- The exercise:
Show every line in the entries below where the word "this" appears.

* begin Dataset rows *

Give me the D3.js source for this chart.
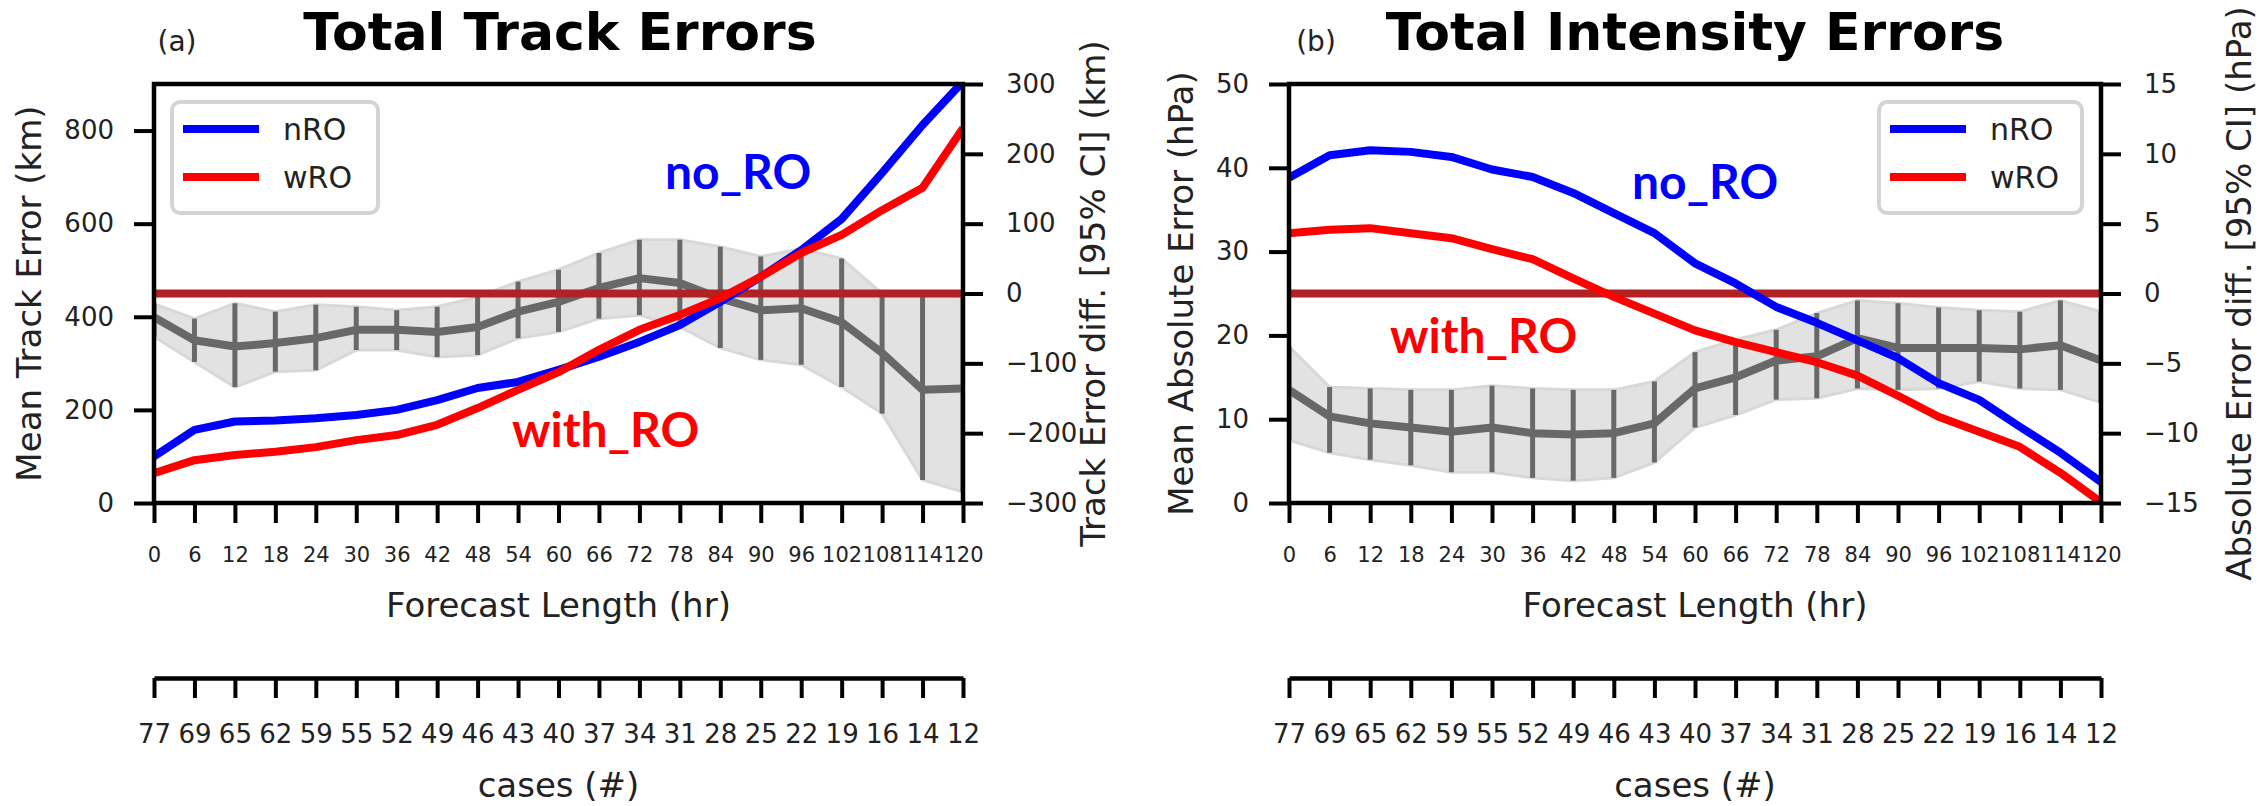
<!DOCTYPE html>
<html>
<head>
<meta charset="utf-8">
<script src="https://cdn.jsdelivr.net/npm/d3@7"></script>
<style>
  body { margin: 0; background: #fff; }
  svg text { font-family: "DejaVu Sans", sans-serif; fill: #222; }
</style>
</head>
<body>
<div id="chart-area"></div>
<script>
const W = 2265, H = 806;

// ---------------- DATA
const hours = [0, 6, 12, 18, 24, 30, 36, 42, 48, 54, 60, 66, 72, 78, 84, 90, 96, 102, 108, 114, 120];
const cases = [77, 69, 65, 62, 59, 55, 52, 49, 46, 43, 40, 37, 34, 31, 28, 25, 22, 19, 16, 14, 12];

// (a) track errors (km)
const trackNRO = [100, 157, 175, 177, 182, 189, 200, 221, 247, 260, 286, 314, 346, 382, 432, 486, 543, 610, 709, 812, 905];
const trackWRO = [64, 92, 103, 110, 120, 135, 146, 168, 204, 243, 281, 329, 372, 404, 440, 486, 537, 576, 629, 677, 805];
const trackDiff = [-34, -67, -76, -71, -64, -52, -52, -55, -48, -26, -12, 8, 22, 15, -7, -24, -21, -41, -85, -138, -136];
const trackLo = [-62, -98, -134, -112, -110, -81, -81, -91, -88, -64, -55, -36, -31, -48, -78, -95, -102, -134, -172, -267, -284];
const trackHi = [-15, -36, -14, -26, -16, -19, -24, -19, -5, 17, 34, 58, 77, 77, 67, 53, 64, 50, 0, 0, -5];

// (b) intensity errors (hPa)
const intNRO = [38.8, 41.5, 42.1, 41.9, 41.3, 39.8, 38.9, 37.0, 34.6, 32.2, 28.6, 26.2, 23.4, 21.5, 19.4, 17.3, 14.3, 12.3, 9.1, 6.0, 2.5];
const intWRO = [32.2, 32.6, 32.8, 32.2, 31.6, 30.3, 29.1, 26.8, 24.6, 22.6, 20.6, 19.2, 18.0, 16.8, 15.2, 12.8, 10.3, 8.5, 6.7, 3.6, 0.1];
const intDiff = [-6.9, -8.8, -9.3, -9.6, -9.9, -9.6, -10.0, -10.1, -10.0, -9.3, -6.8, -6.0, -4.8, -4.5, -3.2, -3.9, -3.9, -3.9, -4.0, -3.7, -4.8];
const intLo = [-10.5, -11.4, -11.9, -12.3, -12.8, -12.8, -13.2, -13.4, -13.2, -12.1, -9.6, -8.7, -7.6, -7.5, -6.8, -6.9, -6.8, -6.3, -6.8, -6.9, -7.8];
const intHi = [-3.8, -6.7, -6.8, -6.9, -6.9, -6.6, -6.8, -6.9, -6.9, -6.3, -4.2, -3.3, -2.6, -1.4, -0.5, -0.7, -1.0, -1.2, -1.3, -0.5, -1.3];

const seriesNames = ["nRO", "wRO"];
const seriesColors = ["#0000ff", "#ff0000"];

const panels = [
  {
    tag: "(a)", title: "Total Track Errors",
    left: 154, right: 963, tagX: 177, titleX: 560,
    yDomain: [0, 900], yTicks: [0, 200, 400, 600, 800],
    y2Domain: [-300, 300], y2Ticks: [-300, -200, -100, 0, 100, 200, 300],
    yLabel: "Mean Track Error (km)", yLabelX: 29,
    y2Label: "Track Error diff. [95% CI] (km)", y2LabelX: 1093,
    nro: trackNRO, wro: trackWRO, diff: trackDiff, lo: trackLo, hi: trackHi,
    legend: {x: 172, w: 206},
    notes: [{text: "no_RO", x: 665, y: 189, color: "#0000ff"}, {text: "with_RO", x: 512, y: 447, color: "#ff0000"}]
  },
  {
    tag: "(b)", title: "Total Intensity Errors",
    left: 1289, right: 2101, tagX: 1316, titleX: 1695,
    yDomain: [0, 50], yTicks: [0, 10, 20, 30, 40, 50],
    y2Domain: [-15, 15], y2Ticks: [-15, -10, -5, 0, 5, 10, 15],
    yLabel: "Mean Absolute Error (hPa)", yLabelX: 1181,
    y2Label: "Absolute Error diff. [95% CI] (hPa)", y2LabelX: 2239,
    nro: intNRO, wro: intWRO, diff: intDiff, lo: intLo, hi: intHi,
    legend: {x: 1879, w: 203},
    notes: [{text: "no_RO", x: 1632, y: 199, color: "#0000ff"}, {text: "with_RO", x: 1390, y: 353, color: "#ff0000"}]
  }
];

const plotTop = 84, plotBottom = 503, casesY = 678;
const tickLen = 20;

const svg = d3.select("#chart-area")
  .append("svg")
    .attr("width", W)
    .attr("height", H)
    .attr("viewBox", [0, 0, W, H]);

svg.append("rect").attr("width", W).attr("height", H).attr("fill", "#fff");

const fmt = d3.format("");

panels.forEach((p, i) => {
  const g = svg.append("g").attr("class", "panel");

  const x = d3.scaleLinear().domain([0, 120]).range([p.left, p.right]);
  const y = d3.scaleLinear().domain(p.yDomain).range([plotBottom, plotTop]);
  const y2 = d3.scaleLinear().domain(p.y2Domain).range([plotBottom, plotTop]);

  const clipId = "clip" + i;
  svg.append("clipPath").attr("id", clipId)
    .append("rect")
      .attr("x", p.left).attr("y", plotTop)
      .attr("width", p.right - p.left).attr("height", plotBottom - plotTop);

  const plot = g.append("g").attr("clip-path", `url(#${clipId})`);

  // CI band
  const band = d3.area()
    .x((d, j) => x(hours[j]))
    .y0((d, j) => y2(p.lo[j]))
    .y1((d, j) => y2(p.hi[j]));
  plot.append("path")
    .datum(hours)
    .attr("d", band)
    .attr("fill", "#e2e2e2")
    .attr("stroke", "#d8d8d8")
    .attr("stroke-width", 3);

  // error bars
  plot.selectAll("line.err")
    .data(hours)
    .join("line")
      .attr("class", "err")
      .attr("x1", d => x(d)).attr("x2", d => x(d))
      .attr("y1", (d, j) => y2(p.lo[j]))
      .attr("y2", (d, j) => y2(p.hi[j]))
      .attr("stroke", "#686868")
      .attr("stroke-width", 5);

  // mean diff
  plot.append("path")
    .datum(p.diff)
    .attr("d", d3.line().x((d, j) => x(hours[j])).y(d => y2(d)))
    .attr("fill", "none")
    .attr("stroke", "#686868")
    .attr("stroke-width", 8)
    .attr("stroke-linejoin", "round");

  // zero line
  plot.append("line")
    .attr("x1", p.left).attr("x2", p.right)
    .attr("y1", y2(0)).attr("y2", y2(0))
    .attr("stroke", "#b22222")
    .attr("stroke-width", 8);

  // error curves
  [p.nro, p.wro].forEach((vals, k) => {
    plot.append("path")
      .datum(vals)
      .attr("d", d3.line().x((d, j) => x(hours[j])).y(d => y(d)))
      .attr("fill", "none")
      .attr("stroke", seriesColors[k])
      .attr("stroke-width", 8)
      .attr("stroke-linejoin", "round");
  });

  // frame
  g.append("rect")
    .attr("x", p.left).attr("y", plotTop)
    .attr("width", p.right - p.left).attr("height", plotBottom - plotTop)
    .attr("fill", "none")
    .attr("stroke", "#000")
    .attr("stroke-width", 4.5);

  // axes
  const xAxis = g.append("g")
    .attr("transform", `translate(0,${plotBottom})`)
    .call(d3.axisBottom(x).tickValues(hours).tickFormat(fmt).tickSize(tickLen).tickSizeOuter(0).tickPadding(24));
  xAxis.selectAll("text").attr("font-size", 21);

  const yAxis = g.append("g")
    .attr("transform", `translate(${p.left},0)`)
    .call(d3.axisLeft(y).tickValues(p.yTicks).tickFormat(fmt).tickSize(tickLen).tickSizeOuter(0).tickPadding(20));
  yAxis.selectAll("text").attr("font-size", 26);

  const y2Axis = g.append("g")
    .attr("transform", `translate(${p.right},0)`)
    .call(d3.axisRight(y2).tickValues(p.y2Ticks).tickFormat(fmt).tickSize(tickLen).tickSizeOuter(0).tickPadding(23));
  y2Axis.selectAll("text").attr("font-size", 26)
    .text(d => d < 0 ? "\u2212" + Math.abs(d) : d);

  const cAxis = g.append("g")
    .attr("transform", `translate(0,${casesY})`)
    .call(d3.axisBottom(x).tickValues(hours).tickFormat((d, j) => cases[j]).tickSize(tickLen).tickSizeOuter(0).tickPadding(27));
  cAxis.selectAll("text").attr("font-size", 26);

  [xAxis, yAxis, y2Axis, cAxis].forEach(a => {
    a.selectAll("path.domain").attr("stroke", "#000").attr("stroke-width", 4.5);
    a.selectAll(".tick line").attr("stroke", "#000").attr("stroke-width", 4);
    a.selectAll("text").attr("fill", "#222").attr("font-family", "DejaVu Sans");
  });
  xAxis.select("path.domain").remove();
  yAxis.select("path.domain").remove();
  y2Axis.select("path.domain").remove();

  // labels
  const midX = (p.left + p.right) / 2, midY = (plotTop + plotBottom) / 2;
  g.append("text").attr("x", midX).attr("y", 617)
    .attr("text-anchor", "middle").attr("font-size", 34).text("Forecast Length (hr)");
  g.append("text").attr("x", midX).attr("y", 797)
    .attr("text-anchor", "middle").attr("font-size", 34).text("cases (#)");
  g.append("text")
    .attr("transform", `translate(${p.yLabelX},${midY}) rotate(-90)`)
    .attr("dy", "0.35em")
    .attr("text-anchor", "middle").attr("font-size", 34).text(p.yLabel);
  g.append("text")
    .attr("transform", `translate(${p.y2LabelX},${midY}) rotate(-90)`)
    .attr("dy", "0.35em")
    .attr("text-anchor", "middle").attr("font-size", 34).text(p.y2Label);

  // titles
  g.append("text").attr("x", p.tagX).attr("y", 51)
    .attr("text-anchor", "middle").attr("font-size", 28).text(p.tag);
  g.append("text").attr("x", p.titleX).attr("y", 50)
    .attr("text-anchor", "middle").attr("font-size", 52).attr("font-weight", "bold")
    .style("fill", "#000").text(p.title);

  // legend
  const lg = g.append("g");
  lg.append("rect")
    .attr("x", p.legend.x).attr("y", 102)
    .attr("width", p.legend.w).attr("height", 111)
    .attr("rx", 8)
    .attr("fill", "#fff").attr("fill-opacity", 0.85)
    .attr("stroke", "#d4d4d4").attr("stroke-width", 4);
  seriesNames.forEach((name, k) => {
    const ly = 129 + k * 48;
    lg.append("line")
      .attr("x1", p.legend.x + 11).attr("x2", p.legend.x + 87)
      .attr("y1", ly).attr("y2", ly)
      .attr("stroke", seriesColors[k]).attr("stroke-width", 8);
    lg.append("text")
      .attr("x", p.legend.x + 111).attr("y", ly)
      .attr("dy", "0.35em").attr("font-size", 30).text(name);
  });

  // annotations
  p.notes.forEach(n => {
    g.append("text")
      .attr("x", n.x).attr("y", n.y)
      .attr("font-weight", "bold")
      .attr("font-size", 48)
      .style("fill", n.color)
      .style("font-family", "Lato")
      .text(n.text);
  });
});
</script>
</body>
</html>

* end Dataset rows *
* begin Dataset rows *

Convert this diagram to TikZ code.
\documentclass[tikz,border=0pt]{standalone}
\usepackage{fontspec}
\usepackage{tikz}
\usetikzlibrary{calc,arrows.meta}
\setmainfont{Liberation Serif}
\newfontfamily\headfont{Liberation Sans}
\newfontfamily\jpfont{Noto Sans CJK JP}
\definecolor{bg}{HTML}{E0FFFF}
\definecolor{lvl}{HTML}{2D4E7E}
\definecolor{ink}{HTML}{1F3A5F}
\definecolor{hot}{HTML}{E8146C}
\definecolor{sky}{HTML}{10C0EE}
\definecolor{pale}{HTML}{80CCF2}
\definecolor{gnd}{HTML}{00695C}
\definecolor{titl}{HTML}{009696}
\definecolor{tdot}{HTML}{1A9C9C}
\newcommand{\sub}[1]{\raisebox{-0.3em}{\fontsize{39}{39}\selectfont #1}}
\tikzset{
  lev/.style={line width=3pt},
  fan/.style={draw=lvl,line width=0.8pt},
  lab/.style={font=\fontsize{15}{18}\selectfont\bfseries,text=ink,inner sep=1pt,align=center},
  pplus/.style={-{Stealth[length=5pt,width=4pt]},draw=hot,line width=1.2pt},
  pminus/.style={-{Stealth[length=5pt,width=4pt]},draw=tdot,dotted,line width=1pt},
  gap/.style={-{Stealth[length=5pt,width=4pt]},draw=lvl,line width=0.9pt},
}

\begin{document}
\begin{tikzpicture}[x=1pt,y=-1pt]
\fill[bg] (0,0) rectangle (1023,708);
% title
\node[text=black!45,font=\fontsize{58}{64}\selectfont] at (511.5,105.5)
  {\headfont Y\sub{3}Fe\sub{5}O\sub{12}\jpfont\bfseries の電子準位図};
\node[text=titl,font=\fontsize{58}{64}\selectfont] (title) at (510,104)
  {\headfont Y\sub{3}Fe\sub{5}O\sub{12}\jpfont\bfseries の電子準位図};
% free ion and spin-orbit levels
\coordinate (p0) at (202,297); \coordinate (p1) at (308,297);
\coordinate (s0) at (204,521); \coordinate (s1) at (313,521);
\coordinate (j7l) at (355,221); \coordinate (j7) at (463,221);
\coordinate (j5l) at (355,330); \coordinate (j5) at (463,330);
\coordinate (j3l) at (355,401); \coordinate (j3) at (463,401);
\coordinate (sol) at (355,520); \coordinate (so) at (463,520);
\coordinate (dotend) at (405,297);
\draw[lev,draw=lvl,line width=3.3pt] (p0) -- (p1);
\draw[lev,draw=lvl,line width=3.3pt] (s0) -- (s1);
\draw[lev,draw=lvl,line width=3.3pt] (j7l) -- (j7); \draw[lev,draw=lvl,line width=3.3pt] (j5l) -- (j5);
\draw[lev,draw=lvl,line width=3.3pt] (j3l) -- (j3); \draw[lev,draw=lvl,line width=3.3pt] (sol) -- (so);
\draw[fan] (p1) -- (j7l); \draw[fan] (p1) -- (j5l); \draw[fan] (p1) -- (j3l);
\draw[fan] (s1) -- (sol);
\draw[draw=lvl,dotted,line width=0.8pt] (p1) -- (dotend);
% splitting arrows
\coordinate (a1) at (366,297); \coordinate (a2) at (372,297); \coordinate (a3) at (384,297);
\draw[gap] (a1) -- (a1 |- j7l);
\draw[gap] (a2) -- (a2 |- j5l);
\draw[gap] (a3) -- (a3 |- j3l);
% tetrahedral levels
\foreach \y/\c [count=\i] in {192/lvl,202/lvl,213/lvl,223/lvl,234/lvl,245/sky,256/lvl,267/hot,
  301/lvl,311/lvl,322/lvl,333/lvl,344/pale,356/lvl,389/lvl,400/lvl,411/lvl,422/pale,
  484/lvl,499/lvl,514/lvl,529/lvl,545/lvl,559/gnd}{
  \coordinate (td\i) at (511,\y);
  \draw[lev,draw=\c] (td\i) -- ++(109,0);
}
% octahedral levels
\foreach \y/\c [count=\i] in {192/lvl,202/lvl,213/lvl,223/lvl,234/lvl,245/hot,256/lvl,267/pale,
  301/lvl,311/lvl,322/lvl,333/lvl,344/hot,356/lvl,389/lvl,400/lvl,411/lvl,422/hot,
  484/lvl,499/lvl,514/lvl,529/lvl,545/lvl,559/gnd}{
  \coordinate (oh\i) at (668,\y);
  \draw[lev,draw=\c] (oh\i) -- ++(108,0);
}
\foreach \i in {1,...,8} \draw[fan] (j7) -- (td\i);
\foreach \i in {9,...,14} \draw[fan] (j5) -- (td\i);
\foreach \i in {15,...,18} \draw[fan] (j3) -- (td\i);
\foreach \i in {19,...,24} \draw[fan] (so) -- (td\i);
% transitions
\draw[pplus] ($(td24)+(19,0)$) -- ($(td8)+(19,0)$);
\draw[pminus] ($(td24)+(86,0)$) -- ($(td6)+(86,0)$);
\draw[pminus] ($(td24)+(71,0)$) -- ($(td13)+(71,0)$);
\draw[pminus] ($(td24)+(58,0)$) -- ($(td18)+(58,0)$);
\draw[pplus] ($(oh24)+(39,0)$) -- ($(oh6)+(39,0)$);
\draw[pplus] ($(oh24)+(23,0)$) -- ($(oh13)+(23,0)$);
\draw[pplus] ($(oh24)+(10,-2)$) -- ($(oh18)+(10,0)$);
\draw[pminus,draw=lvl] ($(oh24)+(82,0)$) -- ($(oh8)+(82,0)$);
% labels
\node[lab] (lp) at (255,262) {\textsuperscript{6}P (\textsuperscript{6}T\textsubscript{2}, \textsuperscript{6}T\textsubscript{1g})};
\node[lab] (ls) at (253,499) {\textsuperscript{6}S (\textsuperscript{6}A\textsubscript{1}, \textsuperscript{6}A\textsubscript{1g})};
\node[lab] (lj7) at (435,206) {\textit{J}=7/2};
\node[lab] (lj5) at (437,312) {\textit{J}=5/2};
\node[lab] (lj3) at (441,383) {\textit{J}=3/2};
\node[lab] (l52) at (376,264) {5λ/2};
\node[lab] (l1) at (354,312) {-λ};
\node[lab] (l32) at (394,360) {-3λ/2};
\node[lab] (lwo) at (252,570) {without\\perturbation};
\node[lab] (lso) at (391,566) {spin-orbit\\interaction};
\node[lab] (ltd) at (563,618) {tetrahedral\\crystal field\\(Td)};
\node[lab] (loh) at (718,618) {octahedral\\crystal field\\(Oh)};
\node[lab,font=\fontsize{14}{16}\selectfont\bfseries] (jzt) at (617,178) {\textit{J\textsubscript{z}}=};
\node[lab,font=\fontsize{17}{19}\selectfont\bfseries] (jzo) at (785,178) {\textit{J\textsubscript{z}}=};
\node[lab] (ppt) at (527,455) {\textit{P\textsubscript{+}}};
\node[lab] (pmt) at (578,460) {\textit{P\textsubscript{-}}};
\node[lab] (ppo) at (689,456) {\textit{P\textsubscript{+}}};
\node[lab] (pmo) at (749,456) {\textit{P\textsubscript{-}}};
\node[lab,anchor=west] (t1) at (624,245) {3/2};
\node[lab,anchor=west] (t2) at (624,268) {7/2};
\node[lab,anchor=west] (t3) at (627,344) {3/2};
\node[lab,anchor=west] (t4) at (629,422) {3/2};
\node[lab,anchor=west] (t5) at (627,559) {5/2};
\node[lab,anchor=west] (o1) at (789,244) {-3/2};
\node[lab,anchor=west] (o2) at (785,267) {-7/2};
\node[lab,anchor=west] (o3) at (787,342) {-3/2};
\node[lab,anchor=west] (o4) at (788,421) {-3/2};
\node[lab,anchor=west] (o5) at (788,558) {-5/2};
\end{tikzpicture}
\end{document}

* end Dataset rows *

- Solution:
Give me the D3.js source for this chart.
Convert this diagram to TikZ code.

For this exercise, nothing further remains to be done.